▸ **Work required**:
Quote the whole listing exactly. Leave the pictures out of your copy.

▸ **Collected material**:
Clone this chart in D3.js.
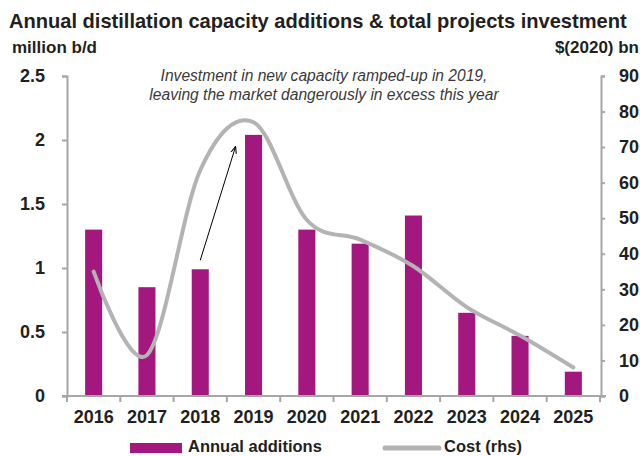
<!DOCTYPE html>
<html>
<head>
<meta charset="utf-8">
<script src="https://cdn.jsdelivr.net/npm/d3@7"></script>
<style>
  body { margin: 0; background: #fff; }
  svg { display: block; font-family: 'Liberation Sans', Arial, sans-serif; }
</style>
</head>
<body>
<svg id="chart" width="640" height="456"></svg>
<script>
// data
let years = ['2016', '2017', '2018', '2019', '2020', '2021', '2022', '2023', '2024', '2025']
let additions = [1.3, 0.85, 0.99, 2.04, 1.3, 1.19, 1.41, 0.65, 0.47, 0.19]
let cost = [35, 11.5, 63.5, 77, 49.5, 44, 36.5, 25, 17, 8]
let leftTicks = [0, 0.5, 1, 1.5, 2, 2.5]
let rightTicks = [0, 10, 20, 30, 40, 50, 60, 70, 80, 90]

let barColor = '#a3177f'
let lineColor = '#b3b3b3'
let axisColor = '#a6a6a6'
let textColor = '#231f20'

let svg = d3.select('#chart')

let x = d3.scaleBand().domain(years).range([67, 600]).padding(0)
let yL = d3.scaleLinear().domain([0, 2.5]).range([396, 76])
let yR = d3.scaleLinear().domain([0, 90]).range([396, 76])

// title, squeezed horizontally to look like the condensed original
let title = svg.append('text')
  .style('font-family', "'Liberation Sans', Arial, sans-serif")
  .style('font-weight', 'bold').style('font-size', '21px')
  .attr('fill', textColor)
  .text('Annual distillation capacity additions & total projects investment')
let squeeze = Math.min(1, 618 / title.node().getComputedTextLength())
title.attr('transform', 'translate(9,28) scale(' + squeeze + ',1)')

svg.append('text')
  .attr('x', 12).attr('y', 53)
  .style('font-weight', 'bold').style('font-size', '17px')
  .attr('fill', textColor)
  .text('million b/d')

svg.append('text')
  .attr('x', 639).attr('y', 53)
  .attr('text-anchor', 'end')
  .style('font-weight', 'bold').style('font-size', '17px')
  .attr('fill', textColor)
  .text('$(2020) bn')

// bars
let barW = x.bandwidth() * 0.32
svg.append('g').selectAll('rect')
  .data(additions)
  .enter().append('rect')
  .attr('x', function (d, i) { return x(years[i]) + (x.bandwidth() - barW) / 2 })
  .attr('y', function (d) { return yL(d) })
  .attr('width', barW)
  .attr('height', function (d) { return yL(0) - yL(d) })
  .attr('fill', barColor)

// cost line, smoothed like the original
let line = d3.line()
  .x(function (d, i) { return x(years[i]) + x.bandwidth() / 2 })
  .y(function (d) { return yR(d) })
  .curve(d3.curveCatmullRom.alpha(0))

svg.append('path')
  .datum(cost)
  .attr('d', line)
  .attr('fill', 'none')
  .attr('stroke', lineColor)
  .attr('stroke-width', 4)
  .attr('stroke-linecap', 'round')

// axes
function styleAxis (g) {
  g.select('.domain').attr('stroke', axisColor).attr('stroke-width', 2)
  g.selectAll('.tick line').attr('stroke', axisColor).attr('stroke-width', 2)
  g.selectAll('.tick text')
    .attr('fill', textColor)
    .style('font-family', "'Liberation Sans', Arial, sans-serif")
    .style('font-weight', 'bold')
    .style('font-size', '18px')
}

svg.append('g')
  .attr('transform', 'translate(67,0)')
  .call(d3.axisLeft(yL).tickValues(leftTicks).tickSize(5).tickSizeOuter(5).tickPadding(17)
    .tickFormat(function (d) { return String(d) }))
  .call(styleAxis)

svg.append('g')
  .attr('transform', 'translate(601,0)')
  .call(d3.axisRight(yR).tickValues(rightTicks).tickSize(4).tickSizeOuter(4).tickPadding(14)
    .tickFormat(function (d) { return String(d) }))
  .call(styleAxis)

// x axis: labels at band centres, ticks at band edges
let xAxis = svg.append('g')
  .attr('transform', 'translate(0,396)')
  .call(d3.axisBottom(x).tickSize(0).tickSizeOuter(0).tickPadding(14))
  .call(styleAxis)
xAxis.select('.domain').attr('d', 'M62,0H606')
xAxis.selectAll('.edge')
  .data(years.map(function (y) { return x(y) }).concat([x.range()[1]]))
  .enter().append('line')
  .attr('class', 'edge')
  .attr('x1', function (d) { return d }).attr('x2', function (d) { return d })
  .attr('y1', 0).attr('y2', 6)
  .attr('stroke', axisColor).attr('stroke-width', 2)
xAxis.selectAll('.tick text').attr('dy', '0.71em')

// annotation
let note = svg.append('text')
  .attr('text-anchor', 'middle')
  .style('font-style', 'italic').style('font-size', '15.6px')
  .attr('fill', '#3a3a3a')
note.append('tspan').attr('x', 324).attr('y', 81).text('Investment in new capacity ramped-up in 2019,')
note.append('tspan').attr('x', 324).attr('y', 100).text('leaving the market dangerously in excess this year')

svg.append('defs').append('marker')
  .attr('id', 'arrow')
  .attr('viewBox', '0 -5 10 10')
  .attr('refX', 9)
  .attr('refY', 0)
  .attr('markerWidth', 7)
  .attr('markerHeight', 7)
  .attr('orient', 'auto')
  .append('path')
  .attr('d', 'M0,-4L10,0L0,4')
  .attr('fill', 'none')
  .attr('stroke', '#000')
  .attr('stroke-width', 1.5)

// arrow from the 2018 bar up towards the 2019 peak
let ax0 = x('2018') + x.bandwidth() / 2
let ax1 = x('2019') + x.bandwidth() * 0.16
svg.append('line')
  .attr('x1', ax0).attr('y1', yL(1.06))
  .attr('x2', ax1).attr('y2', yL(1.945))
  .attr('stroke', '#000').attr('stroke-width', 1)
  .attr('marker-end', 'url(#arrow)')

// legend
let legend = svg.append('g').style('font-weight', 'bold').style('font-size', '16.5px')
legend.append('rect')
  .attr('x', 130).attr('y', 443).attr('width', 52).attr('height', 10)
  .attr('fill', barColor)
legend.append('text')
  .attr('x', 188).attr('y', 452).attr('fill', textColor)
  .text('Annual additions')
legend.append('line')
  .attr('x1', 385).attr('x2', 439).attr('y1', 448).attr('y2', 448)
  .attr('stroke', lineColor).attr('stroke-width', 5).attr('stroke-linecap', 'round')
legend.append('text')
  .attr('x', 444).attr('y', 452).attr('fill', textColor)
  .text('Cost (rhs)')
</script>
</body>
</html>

▸ **Response below**:
Clone this chart in D3.js.
<!DOCTYPE html>
<html>
<head>
<meta charset="utf-8">
<script src="https://cdn.jsdelivr.net/npm/d3@7"></script>
<style>
  body { margin: 0; background: #fff; }
  svg { display: block; font-family: 'Liberation Sans', Arial, sans-serif; }
</style>
</head>
<body>
<svg id="chart" width="640" height="456"></svg>
<script>
// data
let years = ['2016', '2017', '2018', '2019', '2020', '2021', '2022', '2023', '2024', '2025']
let additions = [1.3, 0.85, 0.99, 2.04, 1.3, 1.19, 1.41, 0.65, 0.47, 0.19]
let cost = [35, 11.5, 63.5, 77, 49.5, 44, 36.5, 25, 17, 8]
let leftTicks = [0, 0.5, 1, 1.5, 2, 2.5]
let rightTicks = [0, 10, 20, 30, 40, 50, 60, 70, 80, 90]

let barColor = '#a3177f'
let lineColor = '#b3b3b3'
let axisColor = '#a6a6a6'
let textColor = '#231f20'

let svg = d3.select('#chart')

let x = d3.scaleBand().domain(years).range([67, 600]).padding(0)
let yL = d3.scaleLinear().domain([0, 2.5]).range([396, 76])
let yR = d3.scaleLinear().domain([0, 90]).range([396, 76])

// title, squeezed horizontally to look like the condensed original
let title = svg.append('text')
  .style('font-family', "'Liberation Sans', Arial, sans-serif")
  .style('font-weight', 'bold').style('font-size', '21px')
  .attr('fill', textColor)
  .text('Annual distillation capacity additions & total projects investment')
let squeeze = Math.min(1, 618 / title.node().getComputedTextLength())
title.attr('transform', 'translate(9,28) scale(' + squeeze + ',1)')

svg.append('text')
  .attr('x', 12).attr('y', 53)
  .style('font-weight', 'bold').style('font-size', '17px')
  .attr('fill', textColor)
  .text('million b/d')

svg.append('text')
  .attr('x', 639).attr('y', 53)
  .attr('text-anchor', 'end')
  .style('font-weight', 'bold').style('font-size', '17px')
  .attr('fill', textColor)
  .text('$(2020) bn')

// bars
let barW = x.bandwidth() * 0.32
svg.append('g').selectAll('rect')
  .data(additions)
  .enter().append('rect')
  .attr('x', function (d, i) { return x(years[i]) + (x.bandwidth() - barW) / 2 })
  .attr('y', function (d) { return yL(d) })
  .attr('width', barW)
  .attr('height', function (d) { return yL(0) - yL(d) })
  .attr('fill', barColor)

// cost line, smoothed like the original
let line = d3.line()
  .x(function (d, i) { return x(years[i]) + x.bandwidth() / 2 })
  .y(function (d) { return yR(d) })
  .curve(d3.curveCatmullRom.alpha(0))

svg.append('path')
  .datum(cost)
  .attr('d', line)
  .attr('fill', 'none')
  .attr('stroke', lineColor)
  .attr('stroke-width', 4)
  .attr('stroke-linecap', 'round')

// axes
function styleAxis (g) {
  g.select('.domain').attr('stroke', axisColor).attr('stroke-width', 2)
  g.selectAll('.tick line').attr('stroke', axisColor).attr('stroke-width', 2)
  g.selectAll('.tick text')
    .attr('fill', textColor)
    .style('font-family', "'Liberation Sans', Arial, sans-serif")
    .style('font-weight', 'bold')
    .style('font-size', '18px')
}

svg.append('g')
  .attr('transform', 'translate(67,0)')
  .call(d3.axisLeft(yL).tickValues(leftTicks).tickSize(5).tickSizeOuter(5).tickPadding(17)
    .tickFormat(function (d) { return String(d) }))
  .call(styleAxis)

svg.append('g')
  .attr('transform', 'translate(601,0)')
  .call(d3.axisRight(yR).tickValues(rightTicks).tickSize(4).tickSizeOuter(4).tickPadding(14)
    .tickFormat(function (d) { return String(d) }))
  .call(styleAxis)

// x axis: labels at band centres, ticks at band edges
let xAxis = svg.append('g')
  .attr('transform', 'translate(0,396)')
  .call(d3.axisBottom(x).tickSize(0).tickSizeOuter(0).tickPadding(14))
  .call(styleAxis)
xAxis.select('.domain').attr('d', 'M62,0H606')
xAxis.selectAll('.edge')
  .data(years.map(function (y) { return x(y) }).concat([x.range()[1]]))
  .enter().append('line')
  .attr('class', 'edge')
  .attr('x1', function (d) { return d }).attr('x2', function (d) { return d })
  .attr('y1', 0).attr('y2', 6)
  .attr('stroke', axisColor).attr('stroke-width', 2)
xAxis.selectAll('.tick text').attr('dy', '0.71em')

// annotation
let note = svg.append('text')
  .attr('text-anchor', 'middle')
  .style('font-style', 'italic').style('font-size', '15.6px')
  .attr('fill', '#3a3a3a')
note.append('tspan').attr('x', 324).attr('y', 81).text('Investment in new capacity ramped-up in 2019,')
note.append('tspan').attr('x', 324).attr('y', 100).text('leaving the market dangerously in excess this year')

svg.append('defs').append('marker')
  .attr('id', 'arrow')
  .attr('viewBox', '0 -5 10 10')
  .attr('refX', 9)
  .attr('refY', 0)
  .attr('markerWidth', 7)
  .attr('markerHeight', 7)
  .attr('orient', 'auto')
  .append('path')
  .attr('d', 'M0,-4L10,0L0,4')
  .attr('fill', 'none')
  .attr('stroke', '#000')
  .attr('stroke-width', 1.5)

// arrow from the 2018 bar up towards the 2019 peak
let ax0 = x('2018') + x.bandwidth() / 2
let ax1 = x('2019') + x.bandwidth() * 0.16
svg.append('line')
  .attr('x1', ax0).attr('y1', yL(1.06))
  .attr('x2', ax1).attr('y2', yL(1.945))
  .attr('stroke', '#000').attr('stroke-width', 1)
  .attr('marker-end', 'url(#arrow)')

// legend
let legend = svg.append('g').style('font-weight', 'bold').style('font-size', '16.5px')
legend.append('rect')
  .attr('x', 130).attr('y', 443).attr('width', 52).attr('height', 10)
  .attr('fill', barColor)
legend.append('text')
  .attr('x', 188).attr('y', 452).attr('fill', textColor)
  .text('Annual additions')
legend.append('line')
  .attr('x1', 385).attr('x2', 439).attr('y1', 448).attr('y2', 448)
  .attr('stroke', lineColor).attr('stroke-width', 5).attr('stroke-linecap', 'round')
legend.append('text')
  .attr('x', 444).attr('y', 452).attr('fill', textColor)
  .text('Cost (rhs)')
</script>
</body>
</html>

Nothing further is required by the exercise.